Daniel Martyniuk "wymachiwał smyczkiem"

O szczegółach opowiedział w "Super Expressie" Marcin Skaba, grający w zespole Joanny Liszowskiej, który podczas burdy z udziałem Daniela Martyniuka mógł stracić swój drogocenny instrument. Wedle relacji tabloidu syn "króla disco polo" najpierw chciał zagrać na zabytkowym fortepianie, od którego został odciągnięty, a następnie ruszył po skrzypce Marcina.
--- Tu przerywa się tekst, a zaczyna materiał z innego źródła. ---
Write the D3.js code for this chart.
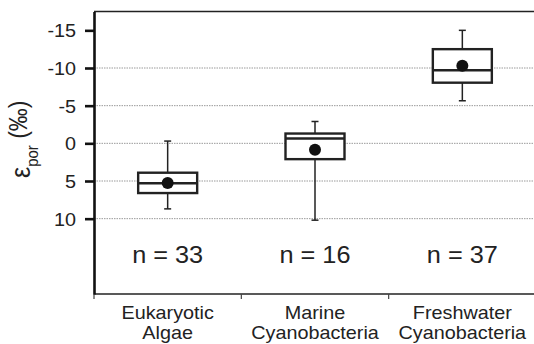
<!DOCTYPE html>
<html>
<head>
<meta charset="utf-8">
<script src="https://cdn.jsdelivr.net/npm/d3@7"></script>
<style>
  body { margin: 0; background: #fff; }
  svg { display: block; font-family: "Liberation Sans", Arial, sans-serif; }
</style>
</head>
<body>
<svg id="chart" width="534" height="344"></svg>
<script>
// data (per-mil, axis is reversed: negative up)
var categories = ["Eukaryotic Algae", "Marine Cyanobacteria", "Freshwater Cyanobacteria"];
var categoryLines = [["Eukaryotic", "Algae"], ["Marine", "Cyanobacteria"], ["Freshwater", "Cyanobacteria"]];
var whiskerTop = [-0.3, -2.9, -15.0];
var boxTop = [3.9, -1.3, -12.5];
var medians = [5.3, -0.65, -9.7];
var boxBottom = [6.6, 2.1, -8.05];
var whiskerBottom = [8.7, 10.2, -5.65];
var means = [5.25, 0.85, -10.3];
var counts = [33, 16, 37];
var yTicks = [-15, -10, -5, 0, 5, 10];
var gridTicks = [-10, -5, 0, 5, 10];

// plot frame (note: "top" is reserved on window, so plotTop)
var W = 534, H = 344;
var plotLeft = 94, plotTop = 11.5, plotBottom = 294;
var sx = 1.1; // the source figure is a bit wider than tall

var svg = d3.select("#chart");

var y = d3.scaleLinear().domain([-17.5, 20]).range([plotTop, plotBottom]);
var x = d3.scaleBand().domain(categories).range([plotLeft, 536]).padding(0);

// grid
svg.append("g").selectAll("line")
    .data(gridTicks)
    .enter()
    .append("line")
    .attr("x1", plotLeft).attr("x2", W)
    .attr("y1", d => y(d)).attr("y2", d => y(d))
    .attr("stroke", "#9a9a9a")
    .attr("stroke-width", 1)
    .attr("stroke-dasharray", "1.5,1");

// top frame line
svg.append("line")
    .attr("x1", plotLeft).attr("x2", W)
    .attr("y1", plotTop).attr("y2", plotTop)
    .attr("stroke", "#222").attr("stroke-width", 1.6);

// x axis line + boundary ticks
svg.append("line")
    .attr("x1", plotLeft).attr("x2", W)
    .attr("y1", plotBottom).attr("y2", plotBottom)
    .attr("stroke", "#222").attr("stroke-width", 1.6);
svg.append("g").selectAll("line")
    .data(categories)
    .enter()
    .append("line")
    .attr("x1", d => x(d)).attr("x2", d => x(d))
    .attr("y1", plotBottom).attr("y2", plotBottom + 5)
    .attr("stroke", "#444").attr("stroke-width", 1.2);

// y axis
var yAxis = svg.append("g")
    .attr("transform", "translate(" + plotLeft + ",0)")
    .call(d3.axisLeft(y).tickValues(yTicks).tickSize(9).tickSizeOuter(0).tickPadding(9)
        .tickFormat(d => d < 0 ? "-" + Math.abs(d) : String(d)));
yAxis.select(".domain").attr("stroke", "#111").attr("stroke-width", 2.6);
yAxis.selectAll(".tick line").attr("stroke", "#111").attr("stroke-width", 2.6);
yAxis.selectAll(".tick text")
    .attr("x", -18 / sx)
    .attr("dy", "0.36em")
    .attr("transform", "scale(" + sx + ",1)")
    .attr("font-size", 18)
    .attr("font-family", "Liberation Sans, Arial, sans-serif")
    .attr("fill", "#222");

// y label  ε_por (‰)
var ylab = svg.append("text")
    .attr("transform", "translate(30,178) scale(" + sx + ",1) rotate(-90)")
    .attr("fill", "#222");
ylab.append("tspan").attr("font-size", 25).text("ε");
ylab.append("tspan").attr("font-size", 15).attr("dy", 7).text("por");
ylab.append("tspan").attr("font-size", 23).attr("dy", -10).text(" (‰)");

// boxes
var bw = 59;
var idx = d3.range(categories.length);
var boxes = svg.append("g").selectAll("g")
    .data(idx)
    .enter()
    .append("g")
    .attr("transform", i => "translate(" + (x(categories[i]) + x.bandwidth() / 2) + ",0)");

boxes.append("line")
    .attr("x1", 0).attr("x2", 0)
    .attr("y1", i => y(whiskerTop[i])).attr("y2", i => y(whiskerBottom[i]))
    .attr("stroke", "#222").attr("stroke-width", 1.5);
boxes.append("line")
    .attr("x1", -3.5).attr("x2", 3.5)
    .attr("y1", i => y(whiskerTop[i])).attr("y2", i => y(whiskerTop[i]))
    .attr("stroke", "#222").attr("stroke-width", 1.5);
boxes.append("line")
    .attr("x1", -3.5).attr("x2", 3.5)
    .attr("y1", i => y(whiskerBottom[i])).attr("y2", i => y(whiskerBottom[i]))
    .attr("stroke", "#222").attr("stroke-width", 1.5);
boxes.append("rect")
    .attr("x", -bw / 2).attr("width", bw)
    .attr("y", i => y(boxTop[i]))
    .attr("height", i => y(boxBottom[i]) - y(boxTop[i]))
    .attr("fill", "#fff")
    .attr("stroke", "#222").attr("stroke-width", 2.4);
boxes.append("line")
    .attr("x1", -bw / 2).attr("x2", bw / 2)
    .attr("y1", i => y(medians[i])).attr("y2", i => y(medians[i]))
    .attr("stroke", "#222").attr("stroke-width", 2.4);
boxes.append("circle")
    .attr("cx", 0)
    .attr("cy", i => y(means[i]))
    .attr("r", 6)
    .attr("fill", "#111");

// n labels
svg.append("g").selectAll("text")
    .data(idx)
    .enter()
    .append("text")
    .attr("transform", i => "translate(" + (x(categories[i]) + x.bandwidth() / 2) + ",263) scale(" + sx + ",1)")
    .attr("text-anchor", "middle")
    .attr("font-size", 23)
    .attr("fill", "#222")
    .text(i => "n = " + counts[i]);

// category labels
var cl = svg.append("g").selectAll("text")
    .data(idx)
    .enter()
    .append("text")
    .attr("transform", i => "translate(" + (x(categories[i]) + x.bandwidth() / 2) + ",319) scale(" + sx + ",1)")
    .attr("text-anchor", "middle")
    .attr("font-size", 18)
    .attr("fill", "#222");
cl.append("tspan").attr("x", 0).text(i => categoryLines[i][0]);
cl.append("tspan").attr("x", 0).attr("dy", 20.5).text(i => categoryLines[i][1]);
</script>
</body>
</html>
Kiedy udało mu się wyrwać jedynie smyczek, miał nim wymachiwać przed oczami innych uczestników zajścia.

- Zostawiłem swoje skrzypce pod opieką chłopaków z Felivers i pobiegłem do pokoju po głośnik. Jeden z nich trzymał je w ręku, a wtedy Daniel próbował się do niego dorwać. Udało mu się wyrwać z ręki kolegi jedynie smyczek, którym, jak mi doniesiono, wymachiwał biegając pomiędzy innymi gośćmi. Menadżer jednej z gwiazd zdobył się na odwagę, żeby mu go wyrwać. Na szczęście nie udało mu się go uszkodzić. Sam tego zajścia nie widziałam, ale opowiadano mi, że wyglądało to strasznie – opowiadał w rozmowie z "Super Expressem" Marcin Skaba.

Reklama

Niedoszła ofiara oferuje Martyniukowi pomoc

Muzyk, który na "Sylwestrze z Dwójką" wystąpił na scenie z grupą Liszowskiej Lisha & The Men dodał, że już wcześniej widział, że Daniel Martyniuk "zachowuje się dziwnie". Wyciągnął nawet pomocną dłoń do Martyniuka.
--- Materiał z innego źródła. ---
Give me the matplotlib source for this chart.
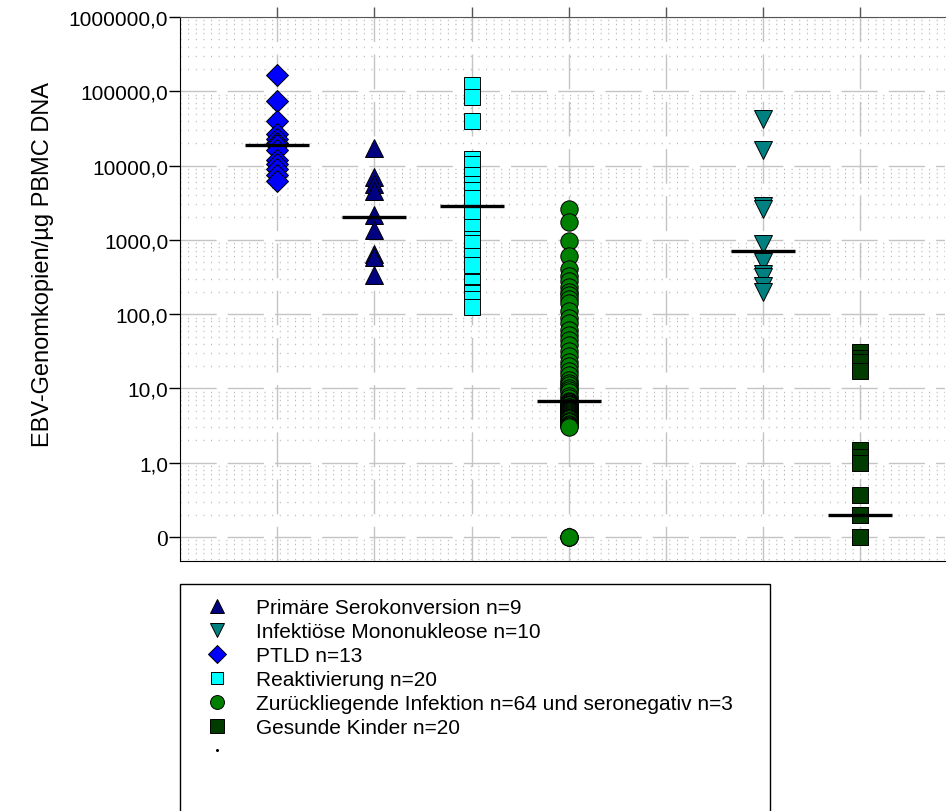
import numpy as np
import matplotlib
matplotlib.use("Agg")
import matplotlib.pyplot as plt
from matplotlib.lines import Line2D
from matplotlib.patches import Rectangle
from matplotlib.ticker import LogLocator, NullFormatter

plt.rcParams['font.family'] = ['Liberation Sans', 'DejaVu Sans']

# EBV-Genomkopien/µg PBMC DNA (0 = below detection)
ptld = [165000, 74000, 40000, 27000, 23000, 20000, 19000, 16000, 12000,
        10500, 9000, 7500, 6200]
primaer = [17200, 7000, 5600, 4500, 2150, 1350, 640, 590, 340]
reakt = [123000, 83500, 39300, 12200, 10500, 7450, 5640, 4680, 3610, 2270,
         1500, 1025, 895, 605, 458, 273, 200, 190, 160, 126]
zurueck = [2600, 1750, 960, 600, 400, 330, 280, 230, 200, 180, 160, 140,
           110, 90, 75, 62, 52, 45, 38, 32, 27, 23, 20, 17, 15, 13, 12, 11,
           10, 9.5, 9, 8, 7.5,
           6.8, 6.6, 6.5, 6.3, 6.1, 6.0, 5.9, 5.7, 5.6, 5.5, 5.3, 5.2, 5.0,
           5.0, 4.9, 4.8, 4.6, 4.5, 4.4, 4.3, 4.1, 4.0, 4.0, 3.9, 3.7, 3.6,
           3.5, 3.3, 3.2, 3.1, 3.0,
           0, 0, 0]
mono = [42300, 16200, 2850, 2600, 878, 502, 347, 316, 239, 198]
gesund = [31, 26, 23, 17, 1.5, 1.2, 1.0, 0.37, 0.2, 0.2, 0.2,
          0, 0, 0, 0, 0, 0, 0, 0, 0]

# horizontal bars (median) as seen in the picture
medians = [19000, 2000, 2900, 6.8, 700, 0.2]
positions = [1, 2, 3, 4, 6, 7]

labels = ["PTLD n=13", "Primäre Serokonversion n=9", "Reaktivierung n=20",
          "Zurückliegende Infektion n=64 und seronegativ n=3",
          "Infektiöse Mononukleose n=10", "Gesunde Kinder n=20"]
data = [ptld, primaer, reakt, zurueck, mono, gesund]
markers = ['D', '^', 's', 'o', 'v', 's']
sizes = [11, 12.5, 11.5, 12.5, 13, 12]
colors = ['#0000ff', '#000080', '#00ffff', '#008000', '#008080', '#003c00']

yticks = [1e6, 1e5, 1e4, 1e3, 1e2, 10, 1, 0.1]
ytick_labels = ['1000000,0', '100000,0', '10000,0', '1000,0', '100,0',
                '10,0', '1,0', '0']
ZERO_POS = 0.1  # zero values are drawn on the "0" line

fig = plt.figure(figsize=(9.47, 8.12), dpi=100)
ax = fig.add_axes([180 / 947, 1 - 562 / 812, 765 / 947, 544 / 812])
ax.set_yscale('log')
ax.set_ylim(10 ** (-1 - 24 / 74.3), 1e6)
ax.set_xlim(0, 765 / 97.2)

handles = {}
for pos, vals, lab, m, s, c in zip(positions, data, labels, markers, sizes, colors):
    v = np.array(vals, dtype=float)
    v = np.where(v == 0, ZERO_POS, v)
    h, = ax.plot(np.full(len(v), pos), v, ls='none', marker=m, ms=s,
                 mfc=c, mec='black', mew=0.7, zorder=3)
    handles[lab] = h

ax.hlines(medians, np.array(positions) - 0.33, np.array(positions) + 0.33,
          colors='black', lw=2.4, zorder=4)

# grid
ax.set_axisbelow(True)
ax.yaxis.set_minor_locator(LogLocator(base=10, subs=range(2, 10), numticks=100))
ax.yaxis.set_minor_formatter(NullFormatter())
ax.yaxis.grid(True, which='major', color='#c4c4c4', lw=1.0, ls=(0, (26, 8)))
ax.yaxis.grid(True, which='minor', color='#b4b4b4', lw=1.0, ls=(0, (0.7, 4.8)))
ax.xaxis.grid(True, which='major', color='#c4c4c4', lw=1.0, ls=(0, (25, 9)))

ax.set_yticks(yticks)
ax.set_yticklabels(ytick_labels, fontsize=15)
zl = ax.get_yticklabels()[-1]
zl.set_family('Liberation Serif')
zl.set_fontsize(17)
ax.tick_params(axis='y', which='major', direction='out', length=8, width=1, pad=0.5)
ax.tick_params(axis='y', which='minor', length=0)

ax.xaxis.tick_top()
ax.set_xticks(range(1, 8))
ax.set_xticklabels([])
ax.tick_params(axis='x', direction='out', length=7, width=1, color='#555555')

ax.spines['right'].set_visible(False)
ax.spines['top'].set_color('#555555')
ax.spines['left'].set_color('black')
ax.spines['bottom'].set_color('black')

ax.set_ylabel('EBV-Genomkopien/µg PBMC DNA', fontsize=17)
ax.yaxis.set_label_coords(-0.165, 0.546)

# legend below the plot
order = ["Primäre Serokonversion n=9", "Infektiöse Mononukleose n=10",
         "PTLD n=13", "Reaktivierung n=20",
         "Zurückliegende Infektion n=64 und seronegativ n=3",
         "Gesunde Kinder n=20"]
leg_handles = [handles[k] for k in order]
leg_handles.append(Line2D([], [], ls='none', marker='.', ms=3, color='black'))
leg = fig.legend(leg_handles, order + [''], loc='upper left',
                 bbox_to_anchor=(204 / 947, 1 - 599 / 812), frameon=False,
                 fontsize=15, numpoints=1, markerscale=0.8,
                 handlelength=1.2, handletextpad=1.3, labelspacing=0.24,
                 borderpad=0, borderaxespad=0)
fig.add_artist(Rectangle((180 / 947, -0.05), 590 / 947, 0.05 + 1 - 585 / 812,
                         transform=fig.transFigure, fill=False,
                         ec='black', lw=1.0))

fig.savefig('out.png', dpi=100)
– Wcześniej widziałem, że Daniel zachowuje się dziwnie, podszedłem i zapytałem, czy może mu pomóc, może do pokoju odprowadzić, ale moja wyciągnięta dłoń spotkała się z agresją i wyzwiskami. Z boku była płacząca blondynka i ktoś ją pocieszający, ale wtedy nie powiązałem tych faktów – wyznał muzyk i kompozytor.
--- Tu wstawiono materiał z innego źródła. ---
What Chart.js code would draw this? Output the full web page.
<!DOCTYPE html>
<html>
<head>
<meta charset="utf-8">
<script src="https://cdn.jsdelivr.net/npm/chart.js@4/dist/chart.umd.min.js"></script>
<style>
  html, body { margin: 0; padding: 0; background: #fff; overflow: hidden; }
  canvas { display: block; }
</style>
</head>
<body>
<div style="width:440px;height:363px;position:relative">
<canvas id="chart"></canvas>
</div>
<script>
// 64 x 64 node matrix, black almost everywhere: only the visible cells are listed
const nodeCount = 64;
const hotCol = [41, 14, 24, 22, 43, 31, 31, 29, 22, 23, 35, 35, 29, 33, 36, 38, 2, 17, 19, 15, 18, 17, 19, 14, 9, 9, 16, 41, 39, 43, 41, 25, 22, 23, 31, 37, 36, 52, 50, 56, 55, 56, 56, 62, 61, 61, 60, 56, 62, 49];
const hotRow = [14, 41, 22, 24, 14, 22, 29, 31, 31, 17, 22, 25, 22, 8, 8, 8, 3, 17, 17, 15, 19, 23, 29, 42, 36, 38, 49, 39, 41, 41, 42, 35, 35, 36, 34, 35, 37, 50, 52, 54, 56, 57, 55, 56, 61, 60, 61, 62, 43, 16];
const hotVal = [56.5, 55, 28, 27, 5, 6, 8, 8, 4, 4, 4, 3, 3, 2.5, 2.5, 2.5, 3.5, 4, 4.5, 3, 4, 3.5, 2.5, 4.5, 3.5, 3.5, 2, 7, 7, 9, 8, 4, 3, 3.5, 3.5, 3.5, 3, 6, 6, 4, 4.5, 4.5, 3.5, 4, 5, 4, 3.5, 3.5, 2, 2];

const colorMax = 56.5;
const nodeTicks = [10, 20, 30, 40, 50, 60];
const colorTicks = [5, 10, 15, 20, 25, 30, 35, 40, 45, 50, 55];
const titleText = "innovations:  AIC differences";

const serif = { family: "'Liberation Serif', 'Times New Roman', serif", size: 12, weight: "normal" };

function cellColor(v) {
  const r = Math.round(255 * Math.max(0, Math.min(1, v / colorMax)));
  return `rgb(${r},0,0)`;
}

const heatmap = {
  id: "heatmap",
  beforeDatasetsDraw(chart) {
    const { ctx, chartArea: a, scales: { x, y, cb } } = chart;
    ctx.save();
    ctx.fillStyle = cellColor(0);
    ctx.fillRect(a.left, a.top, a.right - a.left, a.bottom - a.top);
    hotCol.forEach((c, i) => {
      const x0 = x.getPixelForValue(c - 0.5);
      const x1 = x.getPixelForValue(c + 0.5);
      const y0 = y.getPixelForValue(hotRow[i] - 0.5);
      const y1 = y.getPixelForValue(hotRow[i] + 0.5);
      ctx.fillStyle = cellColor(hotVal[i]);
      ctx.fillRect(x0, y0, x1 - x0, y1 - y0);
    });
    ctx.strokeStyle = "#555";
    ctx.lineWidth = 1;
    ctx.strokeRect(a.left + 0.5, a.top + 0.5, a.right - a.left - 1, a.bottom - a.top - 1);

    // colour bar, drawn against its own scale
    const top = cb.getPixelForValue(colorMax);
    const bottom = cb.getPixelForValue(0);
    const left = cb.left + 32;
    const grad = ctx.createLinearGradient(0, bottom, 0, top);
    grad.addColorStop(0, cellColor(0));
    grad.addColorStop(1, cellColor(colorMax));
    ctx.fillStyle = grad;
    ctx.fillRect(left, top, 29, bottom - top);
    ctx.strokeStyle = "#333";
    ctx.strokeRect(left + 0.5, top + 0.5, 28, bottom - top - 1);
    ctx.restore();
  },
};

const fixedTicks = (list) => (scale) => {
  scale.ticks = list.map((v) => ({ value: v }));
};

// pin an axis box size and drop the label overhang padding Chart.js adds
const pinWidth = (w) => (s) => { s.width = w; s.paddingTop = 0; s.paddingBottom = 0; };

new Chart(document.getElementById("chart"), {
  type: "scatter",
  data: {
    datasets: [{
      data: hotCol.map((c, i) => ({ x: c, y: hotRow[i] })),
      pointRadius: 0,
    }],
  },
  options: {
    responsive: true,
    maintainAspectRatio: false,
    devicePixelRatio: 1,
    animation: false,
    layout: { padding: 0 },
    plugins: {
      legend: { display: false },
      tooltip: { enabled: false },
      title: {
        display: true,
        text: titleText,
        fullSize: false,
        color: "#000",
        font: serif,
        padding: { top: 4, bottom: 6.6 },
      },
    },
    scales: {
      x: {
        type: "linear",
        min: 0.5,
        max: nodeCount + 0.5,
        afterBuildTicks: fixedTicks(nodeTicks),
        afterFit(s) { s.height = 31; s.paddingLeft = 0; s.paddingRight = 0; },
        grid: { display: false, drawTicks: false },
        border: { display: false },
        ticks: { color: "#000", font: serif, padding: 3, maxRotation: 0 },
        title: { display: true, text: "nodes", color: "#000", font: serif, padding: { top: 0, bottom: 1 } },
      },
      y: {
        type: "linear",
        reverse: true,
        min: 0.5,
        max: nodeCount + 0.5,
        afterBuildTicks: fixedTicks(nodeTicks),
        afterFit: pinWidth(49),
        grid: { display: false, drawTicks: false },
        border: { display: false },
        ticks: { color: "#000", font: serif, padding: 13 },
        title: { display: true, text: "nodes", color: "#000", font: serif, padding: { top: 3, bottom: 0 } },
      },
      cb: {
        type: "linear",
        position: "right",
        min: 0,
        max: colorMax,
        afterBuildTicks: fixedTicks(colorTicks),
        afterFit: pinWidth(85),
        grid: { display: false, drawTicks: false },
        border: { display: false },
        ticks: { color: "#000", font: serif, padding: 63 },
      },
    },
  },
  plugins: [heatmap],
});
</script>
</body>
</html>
Skaba podkreślił, że jego instrument to "klasyczne skrzypce lutnicze, zrobione na zamówienie", warte ponad 40 tys. zł .

– Omal nie straciłem bardzo drogiego instrumentu, ale patrzę na niego z innej strony. Ten chłopak potrzebuje wsparcia. Czuje, że muzyka może być dla niego terapią. Widziałem w sieci, jak gra na ukulele, jak próbował grać na pianinie i śpiewać. To może być klucz do zmiany jego zachowania i jeśli chce, to mogę mu pomóc. Muzyka potrafi czynić cuda – wyznał dobrodusznie Marcin Skaba.